Judge Jacqueline Allen, who serves as administrative judge overseeing Philadelphia County's trial division, said that retrofitting the Stout Center for criminal trials would prove a somewhat easier task.
"The Stout Center is a newer building, the courtrooms themselves are more uniform, and we have a much clearer template for work from there," she said.
The two judges said they'd been able to identify additional space in both the Stout Center and City Hall to allow prospective jurors to spread themselves out when reporting for jury duty, but that there were still problems to work out in terms of transporting jurors to and from individual courtrooms in the two large buildings.

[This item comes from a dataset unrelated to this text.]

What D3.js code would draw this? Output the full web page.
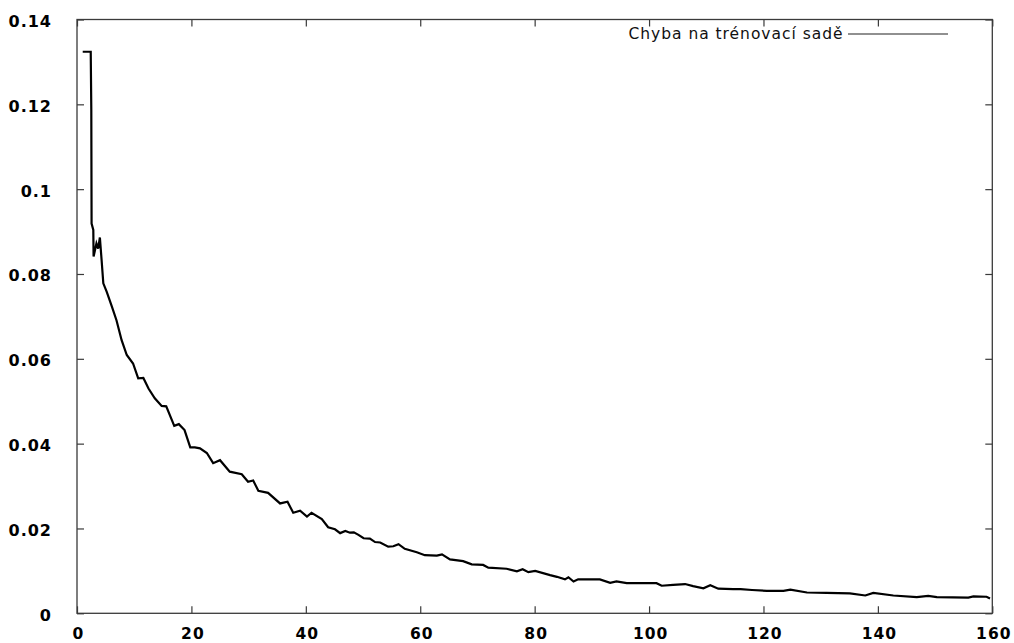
<!DOCTYPE html>
<html>
<head>
<meta charset="utf-8">
<script src="https://cdn.jsdelivr.net/npm/d3@7"></script>
<style>
  html, body { margin: 0; padding: 0; background: #fff; }
  svg { display: block; }
</style>
</head>
<body>
<svg id="chart" width="1014" height="643"></svg>
<script>
// ---- data ----
const epochs = [1, 2.4, 2.5, 2.55, 2.85, 2.9, 3.4, 3.7, 4.0, 4.3, 4.6, 5.2, 6.1, 6.9, 7.8, 8.7, 9.8, 10.7, 11.6, 12.5,
  13.6, 14.8, 15.6, 17.0, 17.8, 18.8, 19.8, 20.6, 21.5, 22.7, 23.8, 25.0, 26.7, 28.8, 29.9, 30.8, 31.7, 33.4, 35.5, 36.8,
  37.8, 39.0, 40.2, 41.0, 42.8, 43.9, 45.1, 46.0, 46.9, 47.7, 48.4, 49.2, 50.1, 51.2, 52.1, 53.0, 54.4, 55.3, 56.2, 57.3,
  59.4, 60.8, 62.9, 63.8, 65.2, 67.5, 69.0, 71.0, 71.9, 75.1, 76.9, 77.9, 78.9, 80.1, 82.7, 83.9, 85.3, 85.9, 86.8, 87.6,
  91.4, 93.2, 94.3, 96.1, 101.3, 102.2, 104.2, 106.3, 107.7, 109.5, 110.7, 112.1, 114.7, 116.0, 118.0, 120.6, 123.5, 124.7,
  127.6, 131.0, 135.1, 137.8, 139.2, 142.7, 146.8, 148.8, 150.3, 155.8, 156.7, 159.0, 159.6];
const trainError = [0.1324, 0.1324, 0.1187, 0.0919, 0.0904, 0.0841, 0.0872, 0.0860, 0.0886, 0.0833, 0.0778, 0.0758, 0.0723,
  0.0691, 0.0644, 0.0609, 0.0589, 0.0554, 0.0555, 0.0530, 0.0507, 0.0489, 0.0488, 0.0442, 0.0446, 0.0432, 0.0391, 0.0391,
  0.0389, 0.0378, 0.0354, 0.0361, 0.0334, 0.0328, 0.0310, 0.0313, 0.0289, 0.0284, 0.0259, 0.0263, 0.0237, 0.0242, 0.0228,
  0.0237, 0.0222, 0.0203, 0.0198, 0.0189, 0.0194, 0.0190, 0.0191, 0.0185, 0.0177, 0.0176, 0.0168, 0.0167, 0.0157, 0.0158,
  0.0163, 0.0152, 0.0144, 0.0137, 0.0136, 0.0139, 0.0127, 0.0123, 0.01155, 0.0114, 0.01075, 0.0105, 0.0099, 0.0104, 0.0097,
  0.0100, 0.0090, 0.0086, 0.0080, 0.0085, 0.0075, 0.0080, 0.0080, 0.0072, 0.0075, 0.0071, 0.0071, 0.0065, 0.0067, 0.0069,
  0.0064, 0.0059, 0.0066, 0.0058, 0.0057, 0.0057, 0.0055, 0.0053, 0.0053, 0.0056, 0.0049, 0.0048, 0.0047, 0.0042, 0.0048,
  0.0042, 0.0038, 0.0041, 0.0038, 0.0037, 0.0040, 0.0039, 0.0035];
const xTicks = [0, 20, 40, 60, 80, 100, 120, 140, 160];
const yTicks = [0, 0.02, 0.04, 0.06, 0.08, 0.1, 0.12, 0.14];
const yTickLabels = ["0", "0.02", "0.04", "0.06", "0.08", "0.1", "0.12", "0.14"];
const seriesName = "Chyba na trénovací sadě";

// ---- layout ----
const svg = d3.select("#chart");
const L = 77, R = 992.3, T = 19.5, B = 613.3;
const x = d3.scaleLinear().domain([0, 160]).range([L, R]);
const y = d3.scaleLinear().domain([0, 0.14]).range([B, T]);
const borderColor = "#3a3a3a";
const tickLen = 7;

svg.append("rect").attr("width", 1014).attr("height", 643).attr("fill", "#fff");

// ticks (mirrored, inward) via d3 axes
const gBottom = svg.append("g").attr("transform", `translate(0,${B})`)
  .call(d3.axisBottom(x).tickValues(xTicks).tickSize(-tickLen).tickFormat(""));
const gTop = svg.append("g").attr("transform", `translate(0,${T})`)
  .call(d3.axisTop(x).tickValues(xTicks).tickSize(-tickLen).tickFormat(""));
const gLeft = svg.append("g").attr("transform", `translate(${L},0)`)
  .call(d3.axisLeft(y).tickValues(yTicks).tickSize(-tickLen).tickFormat(""));
const gRight = svg.append("g").attr("transform", `translate(${R},0)`)
  .call(d3.axisRight(y).tickValues(yTicks).tickSize(-tickLen).tickFormat(""));
[gBottom, gTop, gLeft, gRight].forEach(g => {
  g.select(".domain").remove();
  g.selectAll(".tick line").attr("stroke", borderColor).attr("stroke-width", 1.2);
});

// border
svg.append("rect")
  .attr("x", L).attr("y", T).attr("width", R - L).attr("height", B - T)
  .attr("fill", "none").attr("stroke", borderColor).attr("stroke-width", 1.3);

// tick labels
const labelFont = "'DejaVu Sans', sans-serif";
svg.append("g").selectAll("text").data(xTicks).join("text")
  .attr("x", d => x(d) + 1.5).attr("y", 639)
  .attr("text-anchor", "middle")
  .attr("font-family", labelFont).attr("font-weight", "bold").attr("font-size", 15.5)
  .attr("letter-spacing", 1).attr("fill", "#000")
  .text(d => d);
svg.append("g").selectAll("text").data(yTicks).join("text")
  .attr("x", 52).attr("y", d => y(d) + 7.5)
  .attr("text-anchor", "end")
  .attr("font-family", labelFont).attr("font-weight", "bold").attr("font-size", 16)
  .attr("letter-spacing", 1).attr("fill", "#000")
  .text((d, i) => yTickLabels[i]);

// data line
const pts = epochs.map((e, i) => [e, trainError[i]]);
svg.append("path").datum(pts)
  .attr("fill", "none").attr("stroke", "#000").attr("stroke-width", 2.2)
  .attr("stroke-linejoin", "miter")
  .attr("d", d3.line().x(d => x(d[0])).y(d => y(d[1])).curve(d3.curveLinear));

// legend
svg.append("text")
  .attr("x", 628.5).attr("y", 38.5)
  .attr("text-anchor", "start")
  .attr("font-family", labelFont).attr("font-size", 15.5)
  .attr("textLength", 214).attr("lengthAdjust", "spacing")
  .attr("fill", "#111")
  .text(seriesName);
svg.append("line")
  .attr("x1", 848).attr("x2", 948).attr("y1", 34).attr("y2", 34)
  .attr("stroke", "#222").attr("stroke-width", 1.2);
</script>
</body>
</html>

"The number of people who traffic in these buildings could quickly have the elevators overflowing," Judge Allen said.
In the case of City Hall, where courtrooms vary widely in size, she said civil trials would likely be restricted to certain courtrooms on lower floors of the building.
In the meantime, they said the Philadelphia County courts were continuing to ramp up their ability to conduct hearings virtually, and had been trying to tap additional attorneys through the Philadelphia Bar Association to serve as special masters to resolve discovery disputes and reach potential settlements in civil cases.
"Since we don't have access to the brick-and-mortar building, our thought was to identify the key events in the life of a civil case in Philadelphia County, its touchpoints, and for each of those touchpoints to put out a call for assistance to the bar, and we've been able to replicate those activities to great result," Judge Allen said.
Judge New said that special masters had managed to resolve about half of the approximately 700 cases that had come up for virtual settlement conferences between mid-March and mid-June, representing a significant increase from the 20% to 25% he said would usually end up settling.
Judge Clark said that court staffers in Pittsburgh had already gone through courtrooms in both the Allegheny County Courthouse, where criminal cases are heard, and in the Pittsburgh City-County Building, where the civil division is located, to figure out how best to retrofit facilities for safe in-person proceedings.
"They've measured things, figured out room capacities, and we've put up Plexiglas partitions where appropriate or taped off or removed seats so there would be room for people to sit in those places," she said.